A prominent Modern Orthodox rabbi who has been criticized for taking boys as young as 12 naked to the sauna defied the board of his synagogue and told supportive congregants Wednesday night that he would remain as their spiritual leader.

The rabbi, Jonathan Rosenblatt, of Riverdale Jewish Center in the Bronx had agreed to negotiate with the board on a deal to buy out the last three years of his contract, after a New York Times article last month about his sauna talks with young men.

But an apologetic Rabbi Rosenblatt told a mostly packed house that he intended to stay at the helm of the 700-member synagogue he has led for 30 years, according to several people who attended the members-only event.

“This is a crisis created by my own lapses of judgment,” said Rabbi Rosenblatt, 58, on a recording of the speech transcribed by a synagogue member. “I have brought pain to people, shame to my family and I have caused a desecration of the divine name.”

Rabbi Jonathan Rosenblatt in 2009.

The members requested anonymity to share details about the workings of the synagogue.

The synagogue’s board had told members on June 9 that it had decided to try to “achieve an amicable resolution with Rabbi Rosenblatt.” The vote to try to buy him out was reported as 34 to 8 in favor by The Jewish Week. And a lawyer for the rabbi had said that he expected to reach an agreement to step down.

But the lawyer, Benjamin Brafman, said on Wednesday that the rabbi had decided to stay because “this is the rabbi’s life and he didn’t want to leave the pulpit.”

“And after reflection and careful thought,” Mr. Brafman continued, “he realized that he did nothing that warranted his dismissal, nor his retirement.”

He declined to further discuss the negotiation process.

After the meeting, members seemed buoyed by the news.

“He is a caring, loving and brilliant rabbi,” said one woman, Sherrell Najman. “He deserves to continue his great work.”

In the wake of the Times article, nearly 200 members had signed a petition urging the rabbi to stay. A competing petition signed by about 45 members called on him to step down.

The synagogue board does not have the power to remove the rabbi, Mr. Brafman said. The president and chairman did not respond to messages on Wednesday night.

Shortly after Rabbi Rosenblatt took the reins of the synagogue in 1985, he began taking boys around bar mitzvah age to the gym to play squash. Afterward he would shower beside them and would take them to the sauna or hot tub where, often naked and with them often naked, he would have discussions about their lives and faith. He said that the sauna talks were critical to his mentoring process.

Several of those boys, now men in their 40s, told The Times that the rabbi made them uncomfortable by gawking at their naked bodies or touching a clothed leg during one-on-one nighttime chats.

The synagogue’s leadership in the 1980s and 1990s knew of the sauna visits and urged him to stop but took no other action.

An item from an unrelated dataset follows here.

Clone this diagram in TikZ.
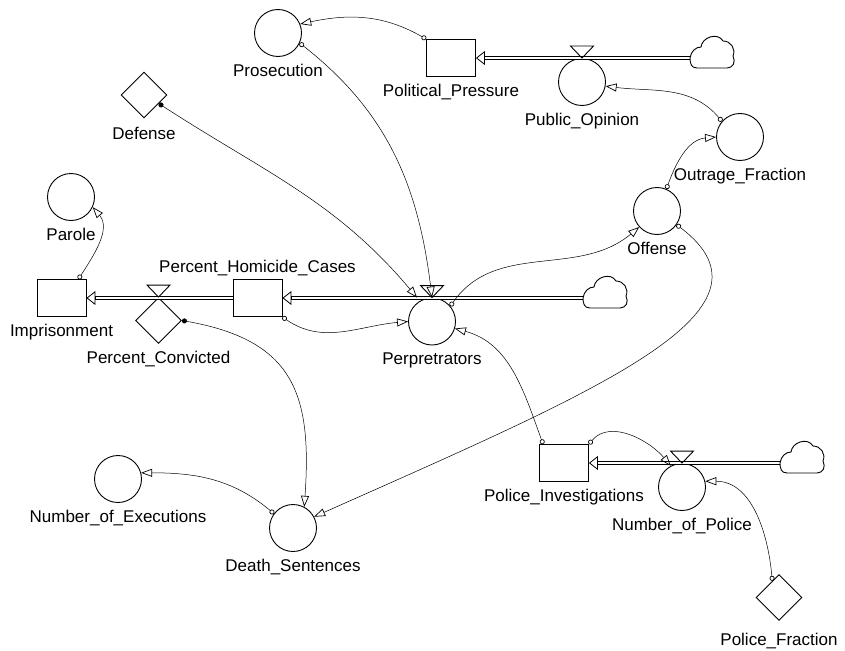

It is believed that in the 1990s, Rabbi Rosenblatt stopped taking younger boys to the sauna. He went on to become a noted mentor of rabbinical students and often accepted interns from his alma mater, Yeshiva University.

The university eventually stopped placing interns with him (though Yeshiva students continued to elect to intern with him). In 2011, the Rabbinical Council of America had Rabbi Rosenblatt agree to stop taking congregation members to the sauna. The council said he had abided by that.

After the rabbi’s speech, two members said, the congregation applauded, and some stood.